Given exercise:
From the first line of the data below through the line holding "from matplotlib.ticker import", output each line exactly and leave the pictures out.

Source data:
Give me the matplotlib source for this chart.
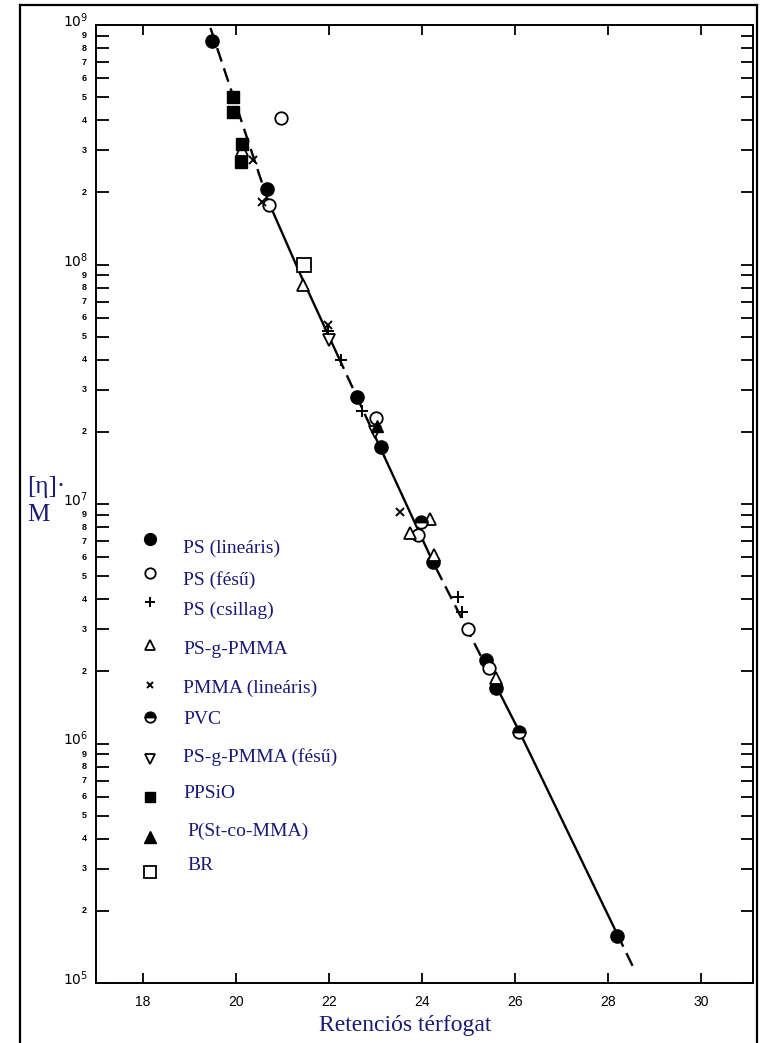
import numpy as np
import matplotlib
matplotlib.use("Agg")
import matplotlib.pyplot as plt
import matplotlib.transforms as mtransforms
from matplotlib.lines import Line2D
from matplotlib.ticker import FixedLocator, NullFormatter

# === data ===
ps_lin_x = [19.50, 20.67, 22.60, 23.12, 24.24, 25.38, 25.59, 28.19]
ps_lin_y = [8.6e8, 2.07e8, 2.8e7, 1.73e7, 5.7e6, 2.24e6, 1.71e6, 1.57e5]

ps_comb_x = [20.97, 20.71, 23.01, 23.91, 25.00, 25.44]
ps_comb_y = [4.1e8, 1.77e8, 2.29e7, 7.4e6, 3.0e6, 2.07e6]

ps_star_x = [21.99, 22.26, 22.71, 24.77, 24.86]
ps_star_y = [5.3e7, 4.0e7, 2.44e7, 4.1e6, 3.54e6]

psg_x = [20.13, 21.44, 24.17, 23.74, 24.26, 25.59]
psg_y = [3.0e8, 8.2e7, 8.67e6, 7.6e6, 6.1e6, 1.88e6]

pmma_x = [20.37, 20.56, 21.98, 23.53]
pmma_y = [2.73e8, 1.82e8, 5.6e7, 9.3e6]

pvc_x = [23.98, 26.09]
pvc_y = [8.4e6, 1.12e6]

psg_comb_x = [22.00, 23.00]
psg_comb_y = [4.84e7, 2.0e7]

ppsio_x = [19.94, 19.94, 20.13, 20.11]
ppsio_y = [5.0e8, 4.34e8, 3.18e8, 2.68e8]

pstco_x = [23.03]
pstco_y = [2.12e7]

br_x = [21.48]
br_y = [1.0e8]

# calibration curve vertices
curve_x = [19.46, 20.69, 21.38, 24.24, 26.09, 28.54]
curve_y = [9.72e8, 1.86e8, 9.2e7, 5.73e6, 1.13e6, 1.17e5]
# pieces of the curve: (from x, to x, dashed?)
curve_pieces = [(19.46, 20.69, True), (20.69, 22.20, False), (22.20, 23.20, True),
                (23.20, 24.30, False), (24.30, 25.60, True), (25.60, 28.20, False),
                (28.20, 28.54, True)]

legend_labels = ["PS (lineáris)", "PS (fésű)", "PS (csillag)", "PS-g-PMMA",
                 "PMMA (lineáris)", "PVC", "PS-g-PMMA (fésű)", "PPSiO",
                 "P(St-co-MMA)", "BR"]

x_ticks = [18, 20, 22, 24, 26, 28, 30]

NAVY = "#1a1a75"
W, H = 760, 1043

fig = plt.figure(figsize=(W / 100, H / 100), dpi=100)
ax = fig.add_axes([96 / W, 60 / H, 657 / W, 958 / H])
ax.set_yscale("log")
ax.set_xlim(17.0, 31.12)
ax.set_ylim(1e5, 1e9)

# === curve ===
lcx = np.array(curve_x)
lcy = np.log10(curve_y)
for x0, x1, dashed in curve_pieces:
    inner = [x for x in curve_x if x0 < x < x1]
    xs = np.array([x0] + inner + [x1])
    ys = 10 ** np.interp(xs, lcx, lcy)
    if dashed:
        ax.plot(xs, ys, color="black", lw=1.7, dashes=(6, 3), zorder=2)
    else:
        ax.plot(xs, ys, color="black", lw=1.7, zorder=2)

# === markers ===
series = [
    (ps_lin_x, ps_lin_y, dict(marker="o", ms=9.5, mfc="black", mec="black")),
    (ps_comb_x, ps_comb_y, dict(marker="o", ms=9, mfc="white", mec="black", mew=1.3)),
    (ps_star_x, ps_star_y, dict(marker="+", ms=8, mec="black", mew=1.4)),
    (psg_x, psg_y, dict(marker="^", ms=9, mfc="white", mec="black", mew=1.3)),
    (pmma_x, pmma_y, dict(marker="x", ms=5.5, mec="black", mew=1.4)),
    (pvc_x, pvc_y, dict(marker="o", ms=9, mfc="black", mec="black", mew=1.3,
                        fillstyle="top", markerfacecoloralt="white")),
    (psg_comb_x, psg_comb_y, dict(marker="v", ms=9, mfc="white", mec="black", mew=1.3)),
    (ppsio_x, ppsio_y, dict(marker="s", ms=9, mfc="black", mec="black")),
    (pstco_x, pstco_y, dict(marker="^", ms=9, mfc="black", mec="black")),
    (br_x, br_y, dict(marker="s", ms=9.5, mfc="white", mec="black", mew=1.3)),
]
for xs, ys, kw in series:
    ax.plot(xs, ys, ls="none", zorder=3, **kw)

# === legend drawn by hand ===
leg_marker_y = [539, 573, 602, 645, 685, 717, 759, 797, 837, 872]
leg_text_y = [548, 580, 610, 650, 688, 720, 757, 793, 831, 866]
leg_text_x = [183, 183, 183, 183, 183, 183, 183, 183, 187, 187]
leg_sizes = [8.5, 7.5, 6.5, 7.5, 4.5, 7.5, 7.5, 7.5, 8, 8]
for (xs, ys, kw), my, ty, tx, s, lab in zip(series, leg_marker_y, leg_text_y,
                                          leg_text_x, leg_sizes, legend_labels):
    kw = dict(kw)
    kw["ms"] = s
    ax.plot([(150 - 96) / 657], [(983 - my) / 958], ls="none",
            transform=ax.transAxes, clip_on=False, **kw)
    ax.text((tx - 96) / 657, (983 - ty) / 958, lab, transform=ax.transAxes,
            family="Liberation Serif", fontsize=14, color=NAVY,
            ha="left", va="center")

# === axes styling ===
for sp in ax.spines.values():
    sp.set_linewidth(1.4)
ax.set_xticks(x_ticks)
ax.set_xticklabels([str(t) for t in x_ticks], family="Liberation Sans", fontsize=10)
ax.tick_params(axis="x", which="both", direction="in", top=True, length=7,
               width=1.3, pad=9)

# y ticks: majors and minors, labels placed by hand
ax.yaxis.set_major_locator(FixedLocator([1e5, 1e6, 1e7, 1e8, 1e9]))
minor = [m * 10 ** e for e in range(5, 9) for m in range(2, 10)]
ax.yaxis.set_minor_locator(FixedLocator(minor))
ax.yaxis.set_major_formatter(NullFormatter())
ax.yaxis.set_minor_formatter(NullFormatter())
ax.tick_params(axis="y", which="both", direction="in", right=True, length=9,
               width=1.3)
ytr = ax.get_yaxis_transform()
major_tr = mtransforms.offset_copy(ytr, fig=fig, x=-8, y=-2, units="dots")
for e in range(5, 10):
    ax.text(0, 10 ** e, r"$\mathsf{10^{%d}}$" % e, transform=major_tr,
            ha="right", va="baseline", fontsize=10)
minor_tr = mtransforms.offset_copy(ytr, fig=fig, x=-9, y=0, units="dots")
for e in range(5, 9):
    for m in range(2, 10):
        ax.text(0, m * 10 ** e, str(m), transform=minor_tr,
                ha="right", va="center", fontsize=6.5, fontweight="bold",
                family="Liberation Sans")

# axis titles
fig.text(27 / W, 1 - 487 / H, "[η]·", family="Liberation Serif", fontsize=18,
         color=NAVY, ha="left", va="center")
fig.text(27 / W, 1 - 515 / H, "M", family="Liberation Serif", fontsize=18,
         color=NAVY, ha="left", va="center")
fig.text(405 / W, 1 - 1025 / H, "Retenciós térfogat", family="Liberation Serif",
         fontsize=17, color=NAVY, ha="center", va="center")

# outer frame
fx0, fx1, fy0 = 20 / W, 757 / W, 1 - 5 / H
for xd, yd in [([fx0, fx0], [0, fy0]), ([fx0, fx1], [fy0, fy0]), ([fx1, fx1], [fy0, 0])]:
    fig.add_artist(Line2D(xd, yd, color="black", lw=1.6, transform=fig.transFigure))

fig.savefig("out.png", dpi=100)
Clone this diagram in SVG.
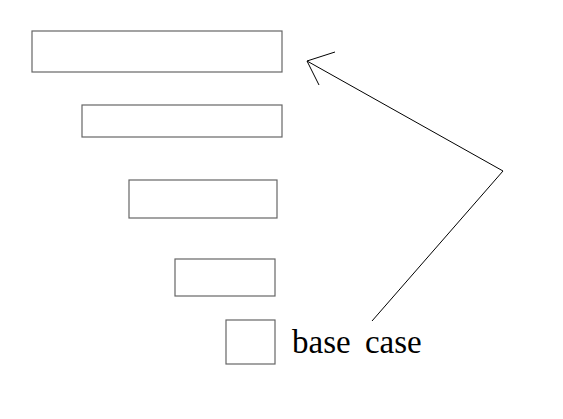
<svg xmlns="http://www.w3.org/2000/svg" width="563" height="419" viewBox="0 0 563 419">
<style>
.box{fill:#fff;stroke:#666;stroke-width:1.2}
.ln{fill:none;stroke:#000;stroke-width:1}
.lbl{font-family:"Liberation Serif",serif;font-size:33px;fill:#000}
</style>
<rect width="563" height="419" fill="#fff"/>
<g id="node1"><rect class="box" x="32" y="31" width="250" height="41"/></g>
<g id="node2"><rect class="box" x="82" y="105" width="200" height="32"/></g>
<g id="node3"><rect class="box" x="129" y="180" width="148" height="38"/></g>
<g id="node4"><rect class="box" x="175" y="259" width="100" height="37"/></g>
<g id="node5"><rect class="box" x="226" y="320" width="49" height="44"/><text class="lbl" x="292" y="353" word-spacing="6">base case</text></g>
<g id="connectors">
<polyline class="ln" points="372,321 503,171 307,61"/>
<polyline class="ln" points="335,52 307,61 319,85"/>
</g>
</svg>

Answer:
Give me the matplotlib source for this chart.
import numpy as np
import matplotlib
matplotlib.use("Agg")
import matplotlib.pyplot as plt
import matplotlib.transforms as mtransforms
from matplotlib.lines import Line2D
from matplotlib.ticker import FixedLocator, NullFormatter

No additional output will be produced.